== Short exercise ==
Repeat the data below exactly, dropping any pictures it holds.

** start **

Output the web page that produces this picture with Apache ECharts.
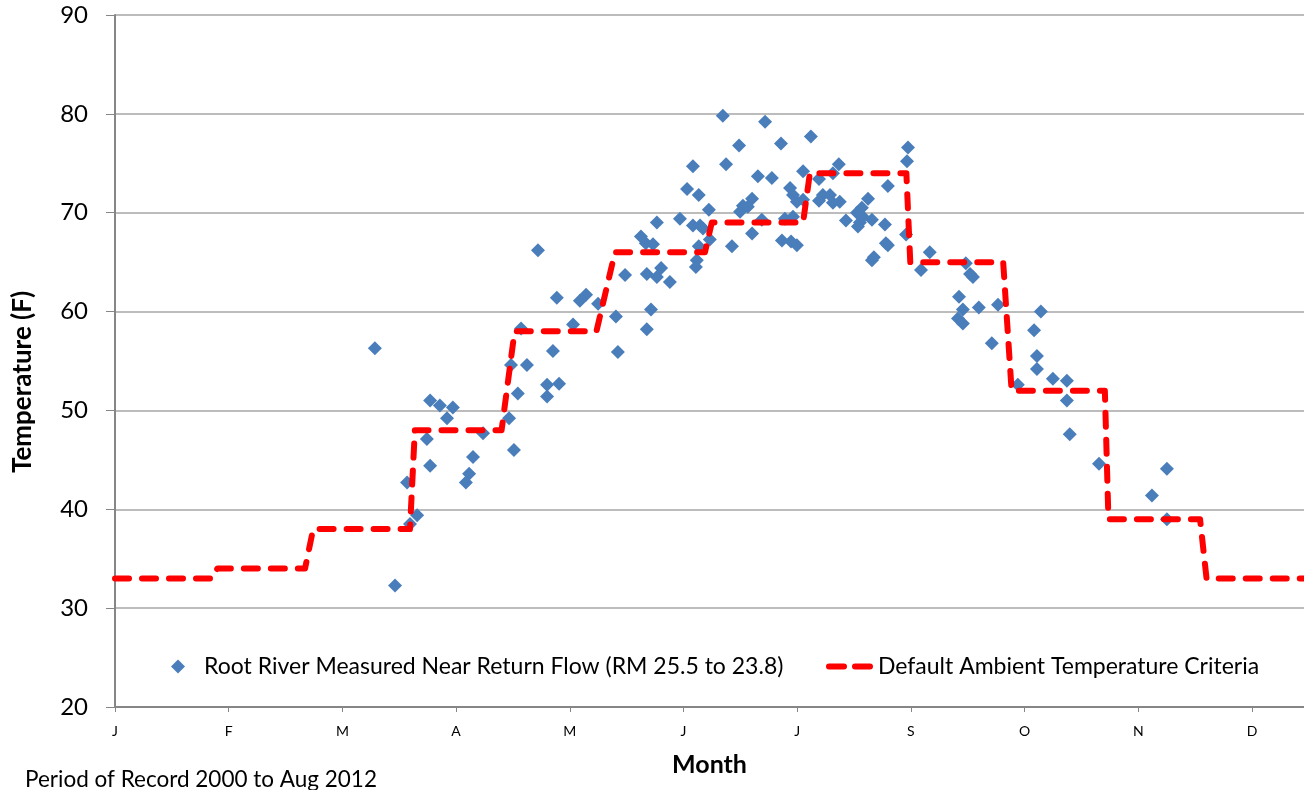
<!DOCTYPE html>
<html>
<head>
<meta charset="utf-8">
<script src="https://cdn.jsdelivr.net/npm/echarts@6/dist/echarts.min.js"></script>
<style>
html,body{margin:0;padding:0;background:#fff;}
#chart{width:1304px;height:790px;}
</style>
</head>
<body>
<div id="chart"></div>
<script>
// Month tick labels (axis ticks every 35 days from Jan 1)
const monthLabels = ['J','F','M','A','M','J','J','S','O','N','D'];

// Measured temperatures: day of year (0 = Jan 1) and temperature (F)
const measuredDay = [
  80.0, 86.2, 89.9, 90.8, 93.0, 96.0, 97.0, 97.0, 100.0, 104.0,
  102.2, 110.2, 109.0, 108.0, 113.3, 121.3, 122.8, 124.0, 121.9, 126.8,
  133.0, 133.0, 134.8, 136.7, 125.0, 130.2, 136.0, 143.1, 145.0, 148.7,
  141.0, 154.2, 154.8, 157.0, 163.7, 166.8, 168.1, 170.8, 165.0, 163.7,
  161.9, 165.6, 163.4, 166.8, 173.9, 176.1, 179.7, 177.9, 180.1, 181.0,
  179.1, 178.8, 182.8, 179.7, 187.1, 200.1, 192.1, 205.0, 214.2, 177.9,
  188.1, 197.9, 202.2, 211.8, 196.1, 193.3, 194.8, 192.4, 207.8, 208.7,
  209.9, 216.7, 216.7, 189.9, 196.1, 199.1, 206.2, 208.7, 205.3, 208.1,
  209.9, 183.1, 244.1, 243.8, 222.8, 221.0, 237.9, 211.8, 217.9, 220.1,
  221.0, 223.1, 231.8, 229.9, 228.4, 230.2, 229.3, 228.7, 233.0, 225.0,
  237.0, 237.3, 237.9, 233.6, 233.0, 243.5, 250.8, 248.1, 261.9, 263.2,
  264.1, 259.8, 261.0, 259.5, 261.0, 265.9, 271.8, 269.9, 285.0, 282.9,
  283.8, 283.8, 288.7, 293.0, 293.0, 277.9, 293.9, 302.9, 319.2, 323.8,
  323.8
];
const measuredTemp = [
  56.3, 32.3, 42.7, 38.5, 39.4, 47.1, 44.4, 51.0, 50.5, 50.3,
  49.2, 45.3, 43.6, 42.7, 47.7, 49.2, 46.0, 51.7, 54.6, 54.6,
  52.6, 51.4, 56.0, 52.7, 58.3, 66.2, 61.4, 61.1, 61.7, 60.8,
  58.7, 59.5, 55.9, 63.7, 63.8, 63.5, 64.4, 63.0, 60.2, 58.2,
  67.6, 66.8, 66.9, 69.0, 69.4, 72.4, 71.8, 68.7, 68.7, 68.4,
  65.2, 64.5, 70.3, 66.6, 79.8, 79.2, 76.8, 77.0, 77.7, 74.7,
  74.9, 73.7, 73.5, 74.2, 71.4, 70.7, 70.6, 70.1, 72.5, 71.8,
  71.1, 73.4, 71.2, 66.6, 67.9, 69.3, 69.4, 69.6, 67.2, 67.1,
  66.7, 67.3, 76.6, 75.2, 74.9, 74.0, 72.7, 71.3, 71.8, 71.8,
  71.0, 71.1, 71.4, 70.5, 70.0, 69.6, 69.0, 68.6, 69.3, 69.2,
  68.8, 66.9, 66.7, 65.5, 65.2, 67.8, 66.0, 64.2, 64.9, 63.8,
  63.5, 61.5, 60.2, 59.3, 58.8, 60.4, 60.7, 56.8, 60.0, 58.1,
  55.5, 54.2, 53.2, 53.0, 51.0, 52.6, 47.6, 44.6, 41.4, 44.1,
  39.0
];

// Default ambient temperature criteria (monthly steps)
const criteriaDay  = [0, 30, 31.5, 58.5, 61, 90.8, 92.3, 119, 123, 148.2, 153.9, 181.6, 183.7, 211.8, 213.9, 243.6, 244.8, 273.4, 276, 304.7, 305.8, 334, 336, 366];
const criteriaTemp = [33, 33, 34, 34, 38, 38, 48, 48, 58, 58, 66, 66, 69, 69, 74, 74, 65, 65, 52, 52, 39, 39, 33, 33];

const seriesNames = ['Root River Measured Near Return Flow (RM 25.5 to 23.8)', 'Default Ambient Temperature Criteria'];

const FONT = 'Lato, "Open Sans", sans-serif';

// two rounded dashes for the criteria legend icon
const dashIcon = 'path://M3,0 L18,0 A3,3 0 0 1 18,6 L3,6 A3,3 0 0 1 3,0 Z M29,0 L44,0 A3,3 0 0 1 44,6 L29,6 A3,3 0 0 1 29,0 Z';

const scatterData = measuredDay.map((d, i) => [d, measuredTemp[i]]);
const lineData = criteriaDay.map((d, i) => [d, criteriaTemp[i]]);

const chart = echarts.init(document.getElementById('chart'), null, {renderer: 'canvas'});
chart.setOption({
  animation: false,
  backgroundColor: '#ffffff',
  textStyle: {fontFamily: FONT},
  grid: {left: 115, right: 0, top: 15, bottom: 83, containLabel: false},
  xAxis: {
    type: 'value',
    min: 0,
    max: 366,
    interval: 35,
    name: 'Month',
    nameLocation: 'middle',
    nameGap: 45,
    nameTextStyle: {fontFamily: FONT, fontSize: 25, fontWeight: 'bold', color: '#000'},
    axisLine: {show: true, lineStyle: {color: '#868686', width: 2}},
    axisTick: {show: true, length: 5, lineStyle: {color: '#868686', width: 1}},
    axisLabel: {
      fontFamily: FONT, fontSize: 14, color: '#000', margin: 17,
      showMaxLabel: false,
      formatter: function (v) {
        const i = Math.round(v / 35);
        return (Math.abs(v - i * 35) < 0.01 && i < monthLabels.length) ? monthLabels[i] : '';
      }
    },
    splitLine: {show: false}
  },
  yAxis: {
    type: 'value',
    min: 20,
    max: 90,
    interval: 10,
    axisLine: {show: true, lineStyle: {color: '#868686', width: 2}},
    axisTick: {show: true, inside: false, length: 9, lineStyle: {color: '#868686', width: 1}},
    axisLabel: {fontFamily: FONT, fontSize: 24, color: '#000', margin: 27},
    splitLine: {show: true, lineStyle: {color: '#a6a6a6', width: 1.5}}
  },
  legend: [
    {
      data: [{name: seriesNames[0], icon: 'diamond'}],
      left: 171, top: 655, padding: 0,
      itemWidth: 14, itemHeight: 14,
      textStyle: {fontFamily: FONT, fontSize: 23, color: '#000', padding: [0, 0, 0, 14]},
      selectedMode: false
    },
    {
      data: [{name: seriesNames[1], icon: dashIcon}],
      left: 826, top: 655, padding: 0,
      itemWidth: 47, itemHeight: 6,
      itemStyle: {color: '#FF0000'},
      textStyle: {fontFamily: FONT, fontSize: 23, color: '#000'},
      selectedMode: false
    }
  ],
  graphic: [
    {
      type: 'text',
      x: 23, y: 382,
      rotation: Math.PI / 2,
      style: {text: 'Temperature (F)', fontFamily: FONT, fontSize: 26, fontWeight: 'bold', fill: '#000', align: 'center', verticalAlign: 'middle'}
    },
    {
      type: 'text',
      left: 25, top: 768,
      style: {text: 'Period of Record 2000 to Aug 2012', fontFamily: FONT, fontSize: 22.5, fill: '#000'}
    }
  ],
  series: [
    {
      name: seriesNames[0],
      type: 'scatter',
      symbol: 'diamond',
      symbolSize: 14,
      itemStyle: {color: '#4a7ebb', opacity: 1},
      data: scatterData,
      z: 2
    },
    {
      name: seriesNames[1],
      type: 'line',
      symbol: 'none',
      showSymbol: false,
      lineStyle: {color: '#FF0000', width: 6, type: [14, 13], cap: 'round', join: 'round'},
      itemStyle: {color: '#FF0000'},
      data: lineData,
      z: 3
    }
  ]
});
</script>
</body>
</html>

** end **

== Solved exercise ==
Output the web page that produces this picture with Apache ECharts.
<!DOCTYPE html>
<html>
<head>
<meta charset="utf-8">
<script src="https://cdn.jsdelivr.net/npm/echarts@6/dist/echarts.min.js"></script>
<style>
html,body{margin:0;padding:0;background:#fff;}
#chart{width:1304px;height:790px;}
</style>
</head>
<body>
<div id="chart"></div>
<script>
// Month tick labels (axis ticks every 35 days from Jan 1)
const monthLabels = ['J','F','M','A','M','J','J','S','O','N','D'];

// Measured temperatures: day of year (0 = Jan 1) and temperature (F)
const measuredDay = [
  80.0, 86.2, 89.9, 90.8, 93.0, 96.0, 97.0, 97.0, 100.0, 104.0,
  102.2, 110.2, 109.0, 108.0, 113.3, 121.3, 122.8, 124.0, 121.9, 126.8,
  133.0, 133.0, 134.8, 136.7, 125.0, 130.2, 136.0, 143.1, 145.0, 148.7,
  141.0, 154.2, 154.8, 157.0, 163.7, 166.8, 168.1, 170.8, 165.0, 163.7,
  161.9, 165.6, 163.4, 166.8, 173.9, 176.1, 179.7, 177.9, 180.1, 181.0,
  179.1, 178.8, 182.8, 179.7, 187.1, 200.1, 192.1, 205.0, 214.2, 177.9,
  188.1, 197.9, 202.2, 211.8, 196.1, 193.3, 194.8, 192.4, 207.8, 208.7,
  209.9, 216.7, 216.7, 189.9, 196.1, 199.1, 206.2, 208.7, 205.3, 208.1,
  209.9, 183.1, 244.1, 243.8, 222.8, 221.0, 237.9, 211.8, 217.9, 220.1,
  221.0, 223.1, 231.8, 229.9, 228.4, 230.2, 229.3, 228.7, 233.0, 225.0,
  237.0, 237.3, 237.9, 233.6, 233.0, 243.5, 250.8, 248.1, 261.9, 263.2,
  264.1, 259.8, 261.0, 259.5, 261.0, 265.9, 271.8, 269.9, 285.0, 282.9,
  283.8, 283.8, 288.7, 293.0, 293.0, 277.9, 293.9, 302.9, 319.2, 323.8,
  323.8
];
const measuredTemp = [
  56.3, 32.3, 42.7, 38.5, 39.4, 47.1, 44.4, 51.0, 50.5, 50.3,
  49.2, 45.3, 43.6, 42.7, 47.7, 49.2, 46.0, 51.7, 54.6, 54.6,
  52.6, 51.4, 56.0, 52.7, 58.3, 66.2, 61.4, 61.1, 61.7, 60.8,
  58.7, 59.5, 55.9, 63.7, 63.8, 63.5, 64.4, 63.0, 60.2, 58.2,
  67.6, 66.8, 66.9, 69.0, 69.4, 72.4, 71.8, 68.7, 68.7, 68.4,
  65.2, 64.5, 70.3, 66.6, 79.8, 79.2, 76.8, 77.0, 77.7, 74.7,
  74.9, 73.7, 73.5, 74.2, 71.4, 70.7, 70.6, 70.1, 72.5, 71.8,
  71.1, 73.4, 71.2, 66.6, 67.9, 69.3, 69.4, 69.6, 67.2, 67.1,
  66.7, 67.3, 76.6, 75.2, 74.9, 74.0, 72.7, 71.3, 71.8, 71.8,
  71.0, 71.1, 71.4, 70.5, 70.0, 69.6, 69.0, 68.6, 69.3, 69.2,
  68.8, 66.9, 66.7, 65.5, 65.2, 67.8, 66.0, 64.2, 64.9, 63.8,
  63.5, 61.5, 60.2, 59.3, 58.8, 60.4, 60.7, 56.8, 60.0, 58.1,
  55.5, 54.2, 53.2, 53.0, 51.0, 52.6, 47.6, 44.6, 41.4, 44.1,
  39.0
];

// Default ambient temperature criteria (monthly steps)
const criteriaDay  = [0, 30, 31.5, 58.5, 61, 90.8, 92.3, 119, 123, 148.2, 153.9, 181.6, 183.7, 211.8, 213.9, 243.6, 244.8, 273.4, 276, 304.7, 305.8, 334, 336, 366];
const criteriaTemp = [33, 33, 34, 34, 38, 38, 48, 48, 58, 58, 66, 66, 69, 69, 74, 74, 65, 65, 52, 52, 39, 39, 33, 33];

const seriesNames = ['Root River Measured Near Return Flow (RM 25.5 to 23.8)', 'Default Ambient Temperature Criteria'];

const FONT = 'Lato, "Open Sans", sans-serif';

// two rounded dashes for the criteria legend icon
const dashIcon = 'path://M3,0 L18,0 A3,3 0 0 1 18,6 L3,6 A3,3 0 0 1 3,0 Z M29,0 L44,0 A3,3 0 0 1 44,6 L29,6 A3,3 0 0 1 29,0 Z';

const scatterData = measuredDay.map((d, i) => [d, measuredTemp[i]]);
const lineData = criteriaDay.map((d, i) => [d, criteriaTemp[i]]);

const chart = echarts.init(document.getElementById('chart'), null, {renderer: 'canvas'});
chart.setOption({
  animation: false,
  backgroundColor: '#ffffff',
  textStyle: {fontFamily: FONT},
  grid: {left: 115, right: 0, top: 15, bottom: 83, containLabel: false},
  xAxis: {
    type: 'value',
    min: 0,
    max: 366,
    interval: 35,
    name: 'Month',
    nameLocation: 'middle',
    nameGap: 45,
    nameTextStyle: {fontFamily: FONT, fontSize: 25, fontWeight: 'bold', color: '#000'},
    axisLine: {show: true, lineStyle: {color: '#868686', width: 2}},
    axisTick: {show: true, length: 5, lineStyle: {color: '#868686', width: 1}},
    axisLabel: {
      fontFamily: FONT, fontSize: 14, color: '#000', margin: 17,
      showMaxLabel: false,
      formatter: function (v) {
        const i = Math.round(v / 35);
        return (Math.abs(v - i * 35) < 0.01 && i < monthLabels.length) ? monthLabels[i] : '';
      }
    },
    splitLine: {show: false}
  },
  yAxis: {
    type: 'value',
    min: 20,
    max: 90,
    interval: 10,
    axisLine: {show: true, lineStyle: {color: '#868686', width: 2}},
    axisTick: {show: true, inside: false, length: 9, lineStyle: {color: '#868686', width: 1}},
    axisLabel: {fontFamily: FONT, fontSize: 24, color: '#000', margin: 27},
    splitLine: {show: true, lineStyle: {color: '#a6a6a6', width: 1.5}}
  },
  legend: [
    {
      data: [{name: seriesNames[0], icon: 'diamond'}],
      left: 171, top: 655, padding: 0,
      itemWidth: 14, itemHeight: 14,
      textStyle: {fontFamily: FONT, fontSize: 23, color: '#000', padding: [0, 0, 0, 14]},
      selectedMode: false
    },
    {
      data: [{name: seriesNames[1], icon: dashIcon}],
      left: 826, top: 655, padding: 0,
      itemWidth: 47, itemHeight: 6,
      itemStyle: {color: '#FF0000'},
      textStyle: {fontFamily: FONT, fontSize: 23, color: '#000'},
      selectedMode: false
    }
  ],
  graphic: [
    {
      type: 'text',
      x: 23, y: 382,
      rotation: Math.PI / 2,
      style: {text: 'Temperature (F)', fontFamily: FONT, fontSize: 26, fontWeight: 'bold', fill: '#000', align: 'center', verticalAlign: 'middle'}
    },
    {
      type: 'text',
      left: 25, top: 768,
      style: {text: 'Period of Record 2000 to Aug 2012', fontFamily: FONT, fontSize: 22.5, fill: '#000'}
    }
  ],
  series: [
    {
      name: seriesNames[0],
      type: 'scatter',
      symbol: 'diamond',
      symbolSize: 14,
      itemStyle: {color: '#4a7ebb', opacity: 1},
      data: scatterData,
      z: 2
    },
    {
      name: seriesNames[1],
      type: 'line',
      symbol: 'none',
      showSymbol: false,
      lineStyle: {color: '#FF0000', width: 6, type: [14, 13], cap: 'round', join: 'round'},
      itemStyle: {color: '#FF0000'},
      data: lineData,
      z: 3
    }
  ]
});
</script>
</body>
</html>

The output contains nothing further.